● **EXERCISE**: Which lines include the word "this"? Copy each of them.

━━━━━━━━

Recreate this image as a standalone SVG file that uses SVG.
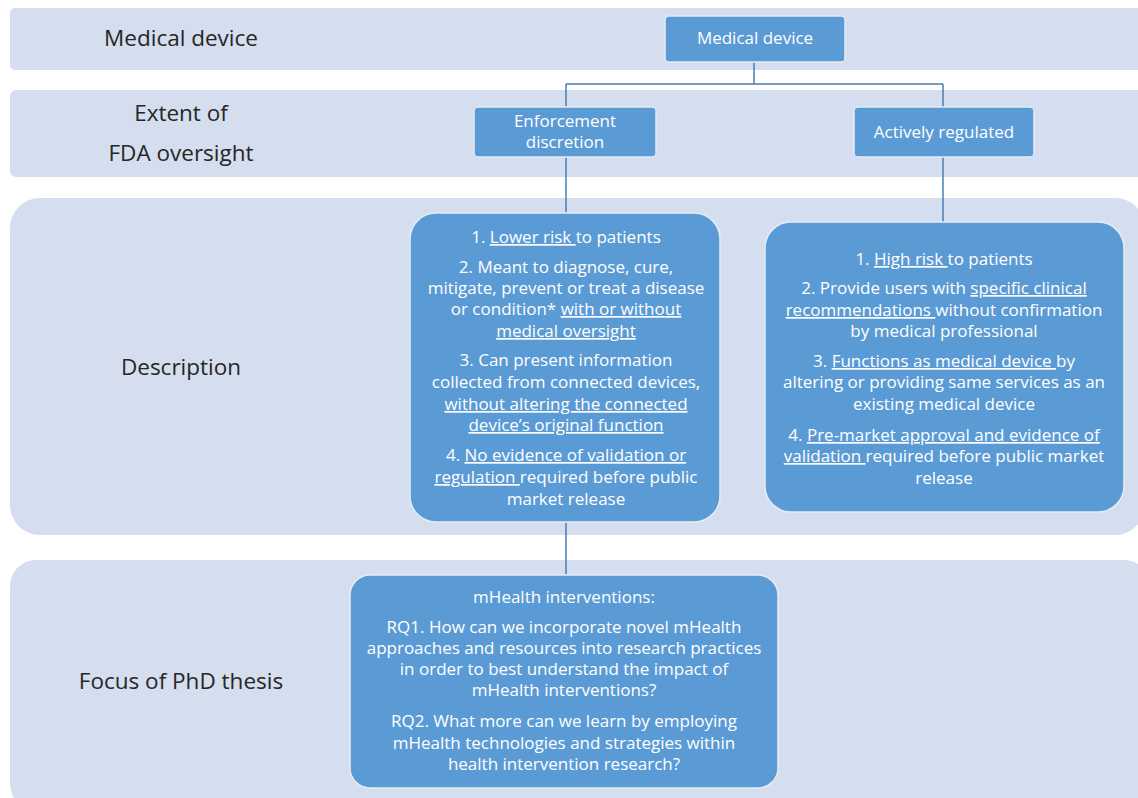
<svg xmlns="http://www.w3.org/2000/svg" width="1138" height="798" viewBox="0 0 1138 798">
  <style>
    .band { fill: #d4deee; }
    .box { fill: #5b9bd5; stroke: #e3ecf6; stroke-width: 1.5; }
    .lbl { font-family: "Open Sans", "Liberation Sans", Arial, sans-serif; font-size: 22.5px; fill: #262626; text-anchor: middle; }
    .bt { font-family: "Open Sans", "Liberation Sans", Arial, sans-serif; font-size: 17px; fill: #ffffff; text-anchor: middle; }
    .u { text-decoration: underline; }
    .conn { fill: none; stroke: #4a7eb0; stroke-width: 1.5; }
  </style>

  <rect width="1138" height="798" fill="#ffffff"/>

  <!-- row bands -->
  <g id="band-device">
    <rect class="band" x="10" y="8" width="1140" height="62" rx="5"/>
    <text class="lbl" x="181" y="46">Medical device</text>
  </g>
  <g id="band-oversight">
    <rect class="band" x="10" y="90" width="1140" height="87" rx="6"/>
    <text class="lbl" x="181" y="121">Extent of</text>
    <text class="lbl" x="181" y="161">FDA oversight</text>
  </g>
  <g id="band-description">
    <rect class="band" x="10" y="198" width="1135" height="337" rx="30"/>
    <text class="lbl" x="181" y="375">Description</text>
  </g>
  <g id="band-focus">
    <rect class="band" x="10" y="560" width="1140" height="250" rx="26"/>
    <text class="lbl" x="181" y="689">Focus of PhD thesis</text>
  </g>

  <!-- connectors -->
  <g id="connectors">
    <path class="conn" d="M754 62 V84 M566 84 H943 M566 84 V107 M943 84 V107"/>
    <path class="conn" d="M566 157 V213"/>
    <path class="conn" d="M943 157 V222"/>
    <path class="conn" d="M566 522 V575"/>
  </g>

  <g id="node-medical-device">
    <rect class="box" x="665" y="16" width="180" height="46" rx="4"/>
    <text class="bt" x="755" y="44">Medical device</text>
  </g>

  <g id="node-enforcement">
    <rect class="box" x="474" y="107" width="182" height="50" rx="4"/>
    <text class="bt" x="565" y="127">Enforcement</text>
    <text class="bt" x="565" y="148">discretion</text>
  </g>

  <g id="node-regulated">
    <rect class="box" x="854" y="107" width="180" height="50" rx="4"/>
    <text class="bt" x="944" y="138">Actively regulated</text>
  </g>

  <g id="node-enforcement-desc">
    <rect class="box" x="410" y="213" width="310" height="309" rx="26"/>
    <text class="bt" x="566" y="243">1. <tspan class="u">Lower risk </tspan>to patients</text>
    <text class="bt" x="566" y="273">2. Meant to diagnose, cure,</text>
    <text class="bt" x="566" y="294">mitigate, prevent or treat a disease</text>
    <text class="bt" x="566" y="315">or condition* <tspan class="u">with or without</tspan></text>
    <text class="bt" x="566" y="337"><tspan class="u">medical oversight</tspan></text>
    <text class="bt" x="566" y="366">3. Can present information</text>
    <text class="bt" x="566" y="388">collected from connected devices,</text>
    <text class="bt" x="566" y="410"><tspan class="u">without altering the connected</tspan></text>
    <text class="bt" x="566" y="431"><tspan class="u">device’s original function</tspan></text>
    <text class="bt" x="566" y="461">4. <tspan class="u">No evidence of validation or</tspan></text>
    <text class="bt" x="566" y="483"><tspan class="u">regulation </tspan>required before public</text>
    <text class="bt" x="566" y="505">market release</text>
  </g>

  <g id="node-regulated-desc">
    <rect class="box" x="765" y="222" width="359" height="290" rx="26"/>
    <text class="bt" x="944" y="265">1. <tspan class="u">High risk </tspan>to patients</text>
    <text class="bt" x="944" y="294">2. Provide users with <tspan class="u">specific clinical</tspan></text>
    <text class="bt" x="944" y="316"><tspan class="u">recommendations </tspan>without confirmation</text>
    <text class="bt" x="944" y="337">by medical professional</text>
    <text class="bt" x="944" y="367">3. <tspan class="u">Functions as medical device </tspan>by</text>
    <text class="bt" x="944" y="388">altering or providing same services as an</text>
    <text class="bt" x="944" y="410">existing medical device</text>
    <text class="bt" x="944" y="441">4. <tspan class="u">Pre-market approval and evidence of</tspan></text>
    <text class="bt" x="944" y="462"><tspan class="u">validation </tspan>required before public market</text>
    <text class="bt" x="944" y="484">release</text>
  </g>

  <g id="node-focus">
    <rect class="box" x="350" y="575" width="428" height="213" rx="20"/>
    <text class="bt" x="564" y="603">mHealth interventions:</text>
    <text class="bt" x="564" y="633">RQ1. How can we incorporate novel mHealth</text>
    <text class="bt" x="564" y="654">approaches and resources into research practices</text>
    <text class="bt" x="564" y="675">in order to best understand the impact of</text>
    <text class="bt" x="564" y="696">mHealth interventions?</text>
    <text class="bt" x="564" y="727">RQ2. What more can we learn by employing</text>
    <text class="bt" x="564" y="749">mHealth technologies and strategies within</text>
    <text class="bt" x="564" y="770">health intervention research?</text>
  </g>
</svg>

━━━━━━━━

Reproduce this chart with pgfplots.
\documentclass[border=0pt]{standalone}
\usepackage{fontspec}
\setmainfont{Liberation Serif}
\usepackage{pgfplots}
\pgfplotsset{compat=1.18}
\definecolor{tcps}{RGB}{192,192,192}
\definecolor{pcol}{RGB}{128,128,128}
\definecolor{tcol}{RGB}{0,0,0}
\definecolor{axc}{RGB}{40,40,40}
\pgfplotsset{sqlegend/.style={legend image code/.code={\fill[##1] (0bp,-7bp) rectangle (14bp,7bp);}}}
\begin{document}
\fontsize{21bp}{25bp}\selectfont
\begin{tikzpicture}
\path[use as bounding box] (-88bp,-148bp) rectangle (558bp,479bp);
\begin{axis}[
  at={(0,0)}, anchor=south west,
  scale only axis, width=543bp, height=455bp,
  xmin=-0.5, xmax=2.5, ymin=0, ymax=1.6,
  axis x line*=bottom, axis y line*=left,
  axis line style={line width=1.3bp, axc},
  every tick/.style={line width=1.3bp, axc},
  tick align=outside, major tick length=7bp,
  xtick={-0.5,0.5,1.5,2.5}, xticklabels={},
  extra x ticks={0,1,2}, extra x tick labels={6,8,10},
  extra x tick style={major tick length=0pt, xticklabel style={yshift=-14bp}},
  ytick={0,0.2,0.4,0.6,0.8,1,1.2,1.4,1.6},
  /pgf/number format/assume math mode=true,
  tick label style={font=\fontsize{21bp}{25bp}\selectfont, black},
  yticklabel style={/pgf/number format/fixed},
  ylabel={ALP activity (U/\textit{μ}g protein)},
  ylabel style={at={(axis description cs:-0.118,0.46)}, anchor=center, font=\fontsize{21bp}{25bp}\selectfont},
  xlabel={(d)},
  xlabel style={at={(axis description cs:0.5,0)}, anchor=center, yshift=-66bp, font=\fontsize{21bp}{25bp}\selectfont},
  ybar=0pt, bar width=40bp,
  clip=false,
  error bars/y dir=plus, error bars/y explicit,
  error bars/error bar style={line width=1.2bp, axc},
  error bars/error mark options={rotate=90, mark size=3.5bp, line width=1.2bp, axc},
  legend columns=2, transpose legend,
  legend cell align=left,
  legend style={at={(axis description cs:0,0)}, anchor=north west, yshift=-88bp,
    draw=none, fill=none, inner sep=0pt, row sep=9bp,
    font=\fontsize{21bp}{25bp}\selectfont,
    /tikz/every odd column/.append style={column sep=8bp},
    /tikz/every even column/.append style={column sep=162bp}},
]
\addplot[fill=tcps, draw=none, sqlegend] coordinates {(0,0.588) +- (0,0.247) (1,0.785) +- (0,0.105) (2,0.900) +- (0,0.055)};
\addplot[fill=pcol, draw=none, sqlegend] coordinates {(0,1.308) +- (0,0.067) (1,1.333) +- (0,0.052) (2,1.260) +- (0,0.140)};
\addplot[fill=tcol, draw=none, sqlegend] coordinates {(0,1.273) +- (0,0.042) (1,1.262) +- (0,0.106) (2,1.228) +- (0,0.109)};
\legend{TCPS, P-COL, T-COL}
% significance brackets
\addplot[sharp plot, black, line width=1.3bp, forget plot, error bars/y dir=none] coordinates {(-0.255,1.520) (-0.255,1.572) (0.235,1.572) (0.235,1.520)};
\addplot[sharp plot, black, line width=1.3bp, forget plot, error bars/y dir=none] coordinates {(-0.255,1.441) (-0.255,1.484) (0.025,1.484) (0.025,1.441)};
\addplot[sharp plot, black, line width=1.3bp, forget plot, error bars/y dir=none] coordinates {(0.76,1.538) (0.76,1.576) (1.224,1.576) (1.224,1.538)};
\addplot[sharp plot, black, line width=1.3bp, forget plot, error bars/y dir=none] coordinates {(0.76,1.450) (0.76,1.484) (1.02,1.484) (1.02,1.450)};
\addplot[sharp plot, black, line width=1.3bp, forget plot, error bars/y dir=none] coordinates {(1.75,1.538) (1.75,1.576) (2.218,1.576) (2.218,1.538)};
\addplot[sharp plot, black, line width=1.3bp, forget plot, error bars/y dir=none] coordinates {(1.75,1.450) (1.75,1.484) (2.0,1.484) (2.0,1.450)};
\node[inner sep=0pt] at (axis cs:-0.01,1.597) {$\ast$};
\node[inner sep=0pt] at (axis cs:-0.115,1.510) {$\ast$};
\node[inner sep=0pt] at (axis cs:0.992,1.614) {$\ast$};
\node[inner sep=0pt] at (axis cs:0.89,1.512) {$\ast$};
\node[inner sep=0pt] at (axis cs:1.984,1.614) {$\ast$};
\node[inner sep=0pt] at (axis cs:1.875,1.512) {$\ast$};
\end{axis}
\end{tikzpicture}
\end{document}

━━━━━━━━

● **EXERCISE RESPONSE**:
Recreate this image as a standalone SVG file that uses SVG.
Reproduce this chart with pgfplots.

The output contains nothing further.